It is ending October. One more day after this one. I note the date for reasons of my own that have nothing to do with All Hallows’ Eve festivities. On Wednesday morning, when I wake up, it will be November 1st. This becomes a new morning. Have you ever heard Bob Dylan’s song, New Morning? It has leapt into my head with typing these words. It’s actually the title track on his album of that name, which came out (I looked it up), funnily, in October 1970. I remember buying it new, vinyl, hot off the press. I still have it, but no longer the mechanical means to listen to it, the vinyl album. A shame. But a choice. For neither have I the receiver to capture the tones from the record on the turntable, nor the audio speakers wired to the receiver to enable Dylan’s then young, comprehensible voice to fill the room I am in. I do have, in my head, him singing it, and I am enjoying it.
Can’t you hear that rooster crowing? / … So happy just to see you smiling/Underneath the sky of blue/On this new morning, new morning/On this new morning with you.

Speaking of words. I was thinking about words today, and writing. This time it is because of the novel I happen to be reading. It is a novel of beautiful, beautiful turns of phrases, and choices of words to describe action, to describe environs, and words to insert history that feeds/backstory’s the events of this particular novel’s story and main protagonist. It was, for the first 1/4 to 1/3 a novel that in this beauty and story pulled me along breath-held at how palpable and personal it was. I am now about halfway through. I am pausing. I am looking for something to do–Oh, I know, I say to myself, write a blogpost! The novel has lost my being and holds now only my eyes, as they skim the words, hoping for an insight into the protagonist and into her story that will grab them again and hold them steady, slow, in awe as it talks, and holds them between its very hands so they don’t blink and miss something.
Do you see what I did there? I was going to write a paragraph about how in the past few years I have read more than a few novels that have, with beautiful scene setting, magnificent phrasing, off-balancing themes, caught me up in paragraph one, and held me longer than the story being told could have on its own merits. So, you say, they did well!! No, because the bottom did fall out. I did stop reading despite the words that were as beautifully shaped as a work of visual or tonal art. I lost interest in the story. Or in the protagonist. In such cases, I am especially disappointed, because the artistry promised so much. It is like the carapace of a gone butterfly–no longer growing, promising caterpillar, and nowhere the dusty, iridescent wings present to be admired.
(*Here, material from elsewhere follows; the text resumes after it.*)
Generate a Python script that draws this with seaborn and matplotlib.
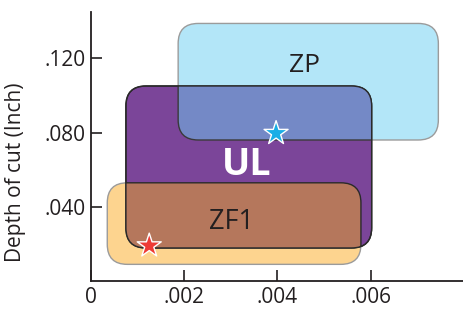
import matplotlib
matplotlib.use("Agg")
import matplotlib.pyplot as plt
from matplotlib.patches import FancyBboxPatch
import seaborn as sns
import pandas as pd

# regions: (x0, x1, y0, y1) in feed / depth units
zones = ["ZF1", "ZP", "UL"]
x_lo = [0.00035, 0.00187, 0.00075]
x_hi = [0.00579, 0.00745, 0.00602]
y_lo = [0.0092, 0.0760, 0.0180]
y_hi = [0.0530, 0.1386, 0.1050]

# label positions
label_x = [0.00301, 0.00459, 0.00334]
label_y = [0.0317, 0.1160, 0.0625]

# star markers
star_x = [0.00397, 0.00125]
star_y = [0.0796, 0.0192]
star_colors = ["#1aaee6", "#ee3b36"]

xticks = [0, 0.002, 0.004, 0.006]
xticklabels = ["0", ".002", ".004", ".006"]
yticks = [0.04, 0.08, 0.12]
yticklabels = [".040", ".080", ".120"]

sns.set_style("ticks")
plt.rcParams["font.family"] = ["Open Sans", "DejaVu Sans"]

fig = plt.figure(figsize=(4.64, 3.10), dpi=100)
ax = fig.add_axes([0.196, 0.092, 0.804, 0.869])
ax.set_xlim(0, 0.0080)
ax.set_ylim(0, 0.1447)

# ratio of y-units to x-units per pixel, keeps corners circular
aspect = (0.1447 / (0.869 * 310)) / (0.0080 / (0.804 * 464))
rnd = 0.00043


def box(i, fc, ec, lw=1.0, z=1, clip=None, fill=True):
    p = FancyBboxPatch((x_lo[i], y_lo[i]), x_hi[i] - x_lo[i], y_hi[i] - y_lo[i],
                       boxstyle=f"round,pad=0,rounding_size={rnd}",
                       mutation_aspect=aspect, facecolor=fc, edgecolor=ec,
                       linewidth=lw, zorder=z, fill=fill)
    ax.add_patch(p)
    if clip is not None:
        p.set_clip_path(clip)
    return p


box(0, "#fdd48f", "#9b9b9b", z=1)
box(1, "#b3e6f8", "#9b9b9b", z=1)
ul = box(2, "#7b4599", "#2a2a2a", z=2)
box(1, "#7489c6", "#3a3a3a", z=3, clip=ul)
box(0, "#b5775c", "#2a2a2a", z=3, clip=ul)
box(2, "none", "#2a2a2a", z=4, fill=False)

stars = pd.DataFrame({"x": star_x, "y": star_y, "c": star_colors})
sns.scatterplot(data=stars, x="x", y="y", hue="c", palette=dict(zip(star_colors, star_colors)),
                marker="*", s=330, edgecolor="white", linewidth=1.0, legend=False,
                zorder=5, ax=ax)

ax.text(label_x[0], label_y[0], "ZF1", fontsize=19.5, color="#231f20",
        ha="center", va="center", zorder=6)
ax.text(label_x[1], label_y[1], "ZP", fontsize=19, color="#231f20",
        ha="center", va="center", zorder=6)
ax.text(label_x[2], label_y[2], "UL", fontsize=27, color="white", fontweight="bold",
        ha="center", va="center", zorder=6)

ax.set_xticks(xticks)
ax.set_xticklabels(xticklabels, fontsize=15)
ax.set_yticks(yticks)
ax.set_yticklabels(yticklabels, fontsize=15)
ax.tick_params(direction="in", length=8, width=1.2, colors="#231f20", pad=4)
ax.set_xlabel("")
ax.set_ylabel("Depth of cut (Inch)", fontsize=15, color="#231f20")
ax.yaxis.set_label_coords(-0.174, 0.405)
sns.despine(ax=ax)
for s in ["left", "bottom"]:
    ax.spines[s].set_linewidth(1.3)
    ax.spines[s].set_color("#231f20")

fig.savefig("out.png", dpi=100)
Do you see what I did there? I got caught up in my visuals. My similes. My metaphors. My images. I got caught up in Kate the writer.
This is what these disappointing novels–novels of artifice and poorly told, or absent story, or worst!! buried story–do.
Look at me! A literary critic!
No credentials. Consider my expressed thoughts, or not, as you wish. Thanks for reading this far.
And as a small, additional nudge, I find that literary criticism is also becoming a form of beauty that wanders far away from its reason for being. I spend my time, while trying to read this critique of a particular book or writer for insights into the book or writer, looking up words for what they mean, and puzzling out allusions for what their insiders-only message might be.
That is it for today, for the second to the last day of October 2023, a month of deep sadnesses around the world. May we remember them to encourage not repeating them, to not repeat them.